“I always knew I wanted to work in the field of mental health and I knew I wanted to begin by counseling first responders in the fire department, which I did to start my transition in the field.”
What was your path to becoming a therapist?
Working as a therapist is my second career. For 11 years before obtaining my counseling degrees, I worked as a paramedic for the New York Fire Department. I always knew I wanted to work in the field of mental health and I knew I wanted to begin by counseling first responders in the fire department, which I did to start my transition in the field. I have worked with substance abuse clients and in general mental health and my degree (LMHC) is trauma and crisis-focused.
What should someone know about working with you?
Clients who work with me are provided services through a telehealth platform. I invite my clients to partake in homework assignments, which allows them to take on a part of the therapeutic process outside of the session and continue the work. I often work with adults and uniformed service personnel.
What do you do to continue learning and building competencies as a provider?
Currently, I am a doctoral student studying clinical psychology. I continue my education through this program and by attending workshops and webinars and taking part in different organizations that promote mental health. I believe it is very important to keep our educational knowledge growing throughout our careers. I also believe that collaborating with other professionals affords the client a holistic and well-rounded approach to their treatment. This increases the benefit of therapy.

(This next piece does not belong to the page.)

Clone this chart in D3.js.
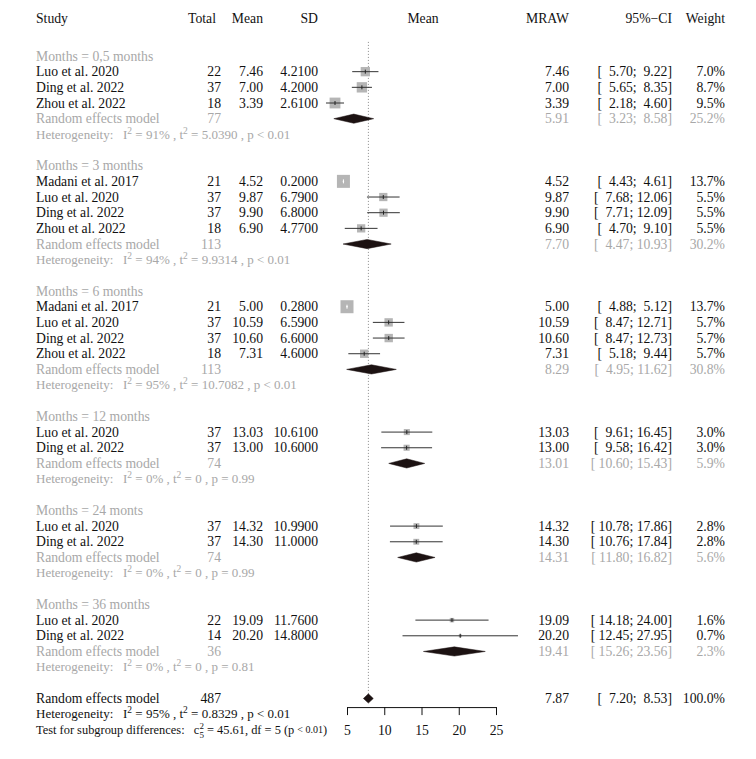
<!DOCTYPE html>
<html><head><meta charset="utf-8">
<script src="https://cdn.jsdelivr.net/npm/d3@7"></script>
<style>body{margin:0;background:#fff} svg text{white-space:pre}</style>
</head><body><svg id="c" width="756" height="759"></svg>
<script>
// ---------- DATA ----------
const groupLabels = ["Months = 0,5 months","Months = 3 months","Months = 6 months","Months = 12 months","Months = 24 monts","Months = 36 months"];
const studyGroup  = [0,0,0, 1,1,1,1, 2,2,2,2, 3,3, 4,4, 5,5];
const studyNames  = ["Luo et al. 2020","Ding et al. 2022","Zhou et al. 2022",
  "Madani et al. 2017","Luo et al. 2020","Ding et al. 2022","Zhou et al. 2022",
  "Madani et al. 2017","Luo et al. 2020","Ding et al. 2022","Zhou et al. 2022",
  "Luo et al. 2020","Ding et al. 2022","Luo et al. 2020","Ding et al. 2022",
  "Luo et al. 2020","Ding et al. 2022"];
const studyTotal  = [22,37,18, 21,37,37,18, 21,37,37,18, 37,37, 37,37, 22,14];
const studyMean   = [7.46,7.00,3.39, 4.52,9.87,9.90,6.90, 5.00,10.59,10.60,7.31, 13.03,13.00, 14.32,14.30, 19.09,20.20];
const studySD     = [4.21,4.20,2.61, 0.20,6.79,6.80,4.77, 0.28,6.59,6.60,4.60, 10.61,10.60, 10.99,11.00, 11.76,14.80];
const studyLower  = [5.70,5.65,2.18, 4.43,7.68,7.71,4.70, 4.88,8.47,8.47,5.18, 9.61,9.58, 10.78,10.76, 14.18,12.45];
const studyUpper  = [9.22,8.35,4.60, 4.61,12.06,12.09,9.10, 5.12,12.71,12.73,9.44, 16.45,16.42, 17.86,17.84, 24.00,27.95];
const studyWeight = [7.0,8.7,9.5, 13.7,5.5,5.5,5.5, 13.7,5.7,5.7,5.7, 3.0,3.0, 2.8,2.8, 1.6,0.7];
const groupTotal  = [77,113,113,74,74,36];
const groupEst    = [5.91,7.70,8.29,13.01,14.31,19.41];
const groupLower  = [3.23,4.47,4.95,10.60,11.80,15.26];
const groupUpper  = [8.58,10.93,11.62,15.43,16.82,23.56];
const groupWeight = [25.2,30.2,30.8,5.9,5.6,2.3];
const groupI2     = ["91%","94%","95%","0%","0%","0%"];
const groupTau2   = ["5.0390","9.9314","10.7082","0","0","0"];
const groupP      = ["< 0.01","< 0.01","< 0.01","= 0.99","= 0.99","= 0.81"];
const overall     = {total:487, est:7.87, lower:7.20, upper:8.53, weight:100.0, i2:"95%", tau2:"0.8329", p:"< 0.01"};
const subgroupTest = {chi2:"45.61", df:5, p:"< 0.01"};
const axisTicks   = [5,10,15,20,25];

// ---------- LAYOUT ----------
const svg = d3.select("#c");
const FONT = "Liberation Serif";
const FS = 13.7, FSH = 13, FST = 12.4;
const GRAY = "#a8a8a8", BLACK = "#111";
const x = d3.scaleLinear().domain([5,25]).range([347,496]);
const y = d3.scaleLinear().domain([0,1]).range([56,56+15.67]);
const boxSide = d3.scaleSqrt().domain([0,13.7]).range([0,13]);
const col = {study:36,total:221,totalH:216,mean:263,sd:318,mraw:569,ci:672,w:725};

// build rows
const rows = []; let r = 0;
groupLabels.forEach((g,gi)=>{
  rows.push({type:"label",row:r++,gi});
  studyGroup.forEach((sg,si)=>{ if(sg===gi) rows.push({type:"study",row:r++,si}); });
  rows.push({type:"pooled",row:r++,gi});
  rows.push({type:"het",row:r++,gi});
  r++;
});
const overallRow = r++, overallHetRow = r++, testRow = r++;

function txt(xp, row, s, opt={}) {
  return svg.append("text").attr("x",xp).attr("y",y(row)).attr("dy","0.33em")
    .attr("font-family",FONT).attr("font-size",opt.fs||FS)
    .attr("fill",opt.color||BLACK).attr("text-anchor",opt.anchor||"start").text(s);
}
const f2 = v=>v.toFixed(2);
const pad5 = s=>s.padStart(5," ");
const ciStr = (l,u)=>"[ "+pad5(f2(l))+"; "+pad5(f2(u))+"]";

// header
const hRow = -2.4;
txt(col.study,hRow,"Study");
txt(col.totalH,hRow,"Total",{anchor:"end"});
txt(col.mean,hRow,"Mean",{anchor:"end"});
txt(col.sd,hRow,"SD",{anchor:"end"});
txt(423,hRow,"Mean",{anchor:"middle"});
txt(col.mraw,hRow,"MRAW",{anchor:"end"});
txt(col.ci,hRow,"95%\u2212CI",{anchor:"end"});
txt(col.w,hRow,"Weight",{anchor:"end"});

// reference dotted line
svg.append("line").attr("x1",x(overall.est)).attr("x2",x(overall.est))
  .attr("y1",y(-0.9)).attr("y2",y(40.7)).attr("stroke","#8a8a8a")
  .attr("stroke-width",1).attr("stroke-dasharray","1,2");

function hetLine(row, i2, tau2, p, color) {
  const t = svg.append("text").attr("x",col.study).attr("y",y(row)).attr("dy","0.33em")
    .attr("font-family",FONT).attr("font-size",FSH).attr("fill",color);
  t.append("tspan").text("Heterogeneity:   I");
  t.append("tspan").attr("font-size",9.5).attr("dy",-5).text("2");
  t.append("tspan").attr("dy",5).text(" = "+i2+" , t");
  t.append("tspan").attr("font-size",9.5).attr("dy",-5).text("2");
  t.append("tspan").attr("dy",5).text(" = "+tau2+" , p "+p);
}
function diamond(row, est, lo, hi) {
  const yc = y(row), h = 4.6;
  svg.append("path").attr("d",`M${x(lo)},${yc}L${x(est)},${yc-h}L${x(hi)},${yc}L${x(est)},${yc+h}Z`)
    .attr("fill","#1c1212").attr("stroke","#1c1212").attr("stroke-width",0.5);
}

rows.forEach(d=>{
  if(d.type==="label"){
    txt(col.study,d.row,groupLabels[d.gi],{color:GRAY});
  } else if(d.type==="study"){
    const i=d.si;
    txt(col.study,d.row,studyNames[i]);
    txt(col.total,d.row,String(studyTotal[i]),{anchor:"end"});
    txt(col.mean,d.row,f2(studyMean[i]),{anchor:"end"});
    txt(col.sd,d.row,studySD[i].toFixed(4),{anchor:"end"});
    txt(col.mraw,d.row,f2(studyMean[i]),{anchor:"end"});
    txt(col.ci,d.row,ciStr(studyLower[i],studyUpper[i]),{anchor:"end"});
    txt(col.w,d.row,studyWeight[i].toFixed(1)+"%",{anchor:"end"});
    const yc=y(d.row), s=boxSide(studyWeight[i]), xc=x(studyMean[i]);
    svg.append("rect").attr("x",xc-s/2).attr("y",yc-s/2).attr("width",s).attr("height",s).attr("fill","#b5b5b5");
    const inside = x(studyLower[i])>=xc-s/2 && x(studyUpper[i])<=xc+s/2;
    const lc = inside?"#fff":"#333";
    svg.append("line").attr("x1",x(studyLower[i])).attr("x2",x(studyUpper[i]))
      .attr("y1",yc).attr("y2",yc).attr("stroke",lc).attr("stroke-width",1);
    svg.append("line").attr("x1",xc).attr("x2",xc).attr("y1",yc-2).attr("y2",yc+2)
      .attr("stroke",inside?"#fff":"#222").attr("stroke-width",1);
  } else if(d.type==="pooled"){
    const g=d.gi;
    txt(col.study,d.row,"Random effects model",{color:GRAY});
    txt(col.total,d.row,String(groupTotal[g]),{anchor:"end",color:GRAY});
    txt(col.mraw,d.row,f2(groupEst[g]),{anchor:"end",color:GRAY});
    txt(col.ci,d.row,ciStr(groupLower[g],groupUpper[g]),{anchor:"end",color:GRAY});
    txt(col.w,d.row,groupWeight[g].toFixed(1)+"%",{anchor:"end",color:GRAY});
    diamond(d.row,groupEst[g],groupLower[g],groupUpper[g]);
  } else if(d.type==="het"){
    const g=d.gi;
    hetLine(d.row,groupI2[g],groupTau2[g],groupP[g],GRAY);
  }
});

// overall
txt(col.study,overallRow,"Random effects model");
txt(col.total,overallRow,String(overall.total),{anchor:"end"});
txt(col.mraw,overallRow,f2(overall.est),{anchor:"end"});
txt(col.ci,overallRow,ciStr(overall.lower,overall.upper),{anchor:"end"});
txt(col.w,overallRow,overall.weight.toFixed(1)+"%",{anchor:"end"});
diamond(overallRow,overall.est,overall.lower,overall.upper);
hetLine(overallHetRow,overall.i2,overall.tau2,overall.p,BLACK);

// test for subgroup differences
{
  const t = svg.append("text").attr("x",col.study).attr("y",y(testRow)).attr("dy","0.33em")
    .attr("font-family",FONT).attr("font-size",FST).attr("fill",BLACK);
  t.append("tspan").text("Test for subgroup differences:   c");
  t.append("tspan").attr("font-size",9).attr("dy",-5).text("2");
  t.append("tspan").attr("font-size",9).attr("dx",-4.5).attr("dy",9).text(String(subgroupTest.df));
  t.append("tspan").attr("dy",-4).text(" = "+subgroupTest.chi2+", df = "+subgroupTest.df+" (p ");
  t.append("tspan").attr("font-size",10).attr("dy",-1).text(subgroupTest.p);
  t.append("tspan").attr("dy",1).text(")");
}

// axis
const ax = svg.append("g").attr("transform",`translate(0,${y(41.55)})`)
  .call(d3.axisBottom(x).tickValues(axisTicks).tickSize(8).tickPadding(10).tickSizeOuter(0));
ax.select(".domain").attr("stroke","#111");
ax.selectAll(".tick line").attr("stroke","#111");
ax.selectAll("text").attr("font-family",FONT).attr("font-size",FS).attr("fill",BLACK);
</script></body></html>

How do your core values shape your approach to therapy?
My core values shape my approach since I am a firm believer in practicing what you preach and teach. As a cognitive behavioral therapist, I focus a lot on how cognition impacts feelings and behaviors. Approaching things from this viewpoint allows me to analytically view the situations and experiences around me. It allows me to practice the coping skills and tools that I offer my clients. As a therapist of color, I recognize that understanding cultural competence is crucial to individuals of all backgrounds, races, and ethnicities. Being open to understanding a different culture allows the therapist to continue to grow their competence over their professional lifetime.
What are you most excited about within the evolving mental health landscape?
I am very excited that telehealth gives individuals access to therapy. It opens the door to a different avenue, which allows for consistency and room for development in the future. As a therapist, it’s rewarding to offer services in this alternative way because it provides services to those who don’t have the resources or who are unable to muster up the strength to reach an office.
“I have worked with substance abuse clients and in general mental health and my degree (LMHC) is trauma and crisis-focused.”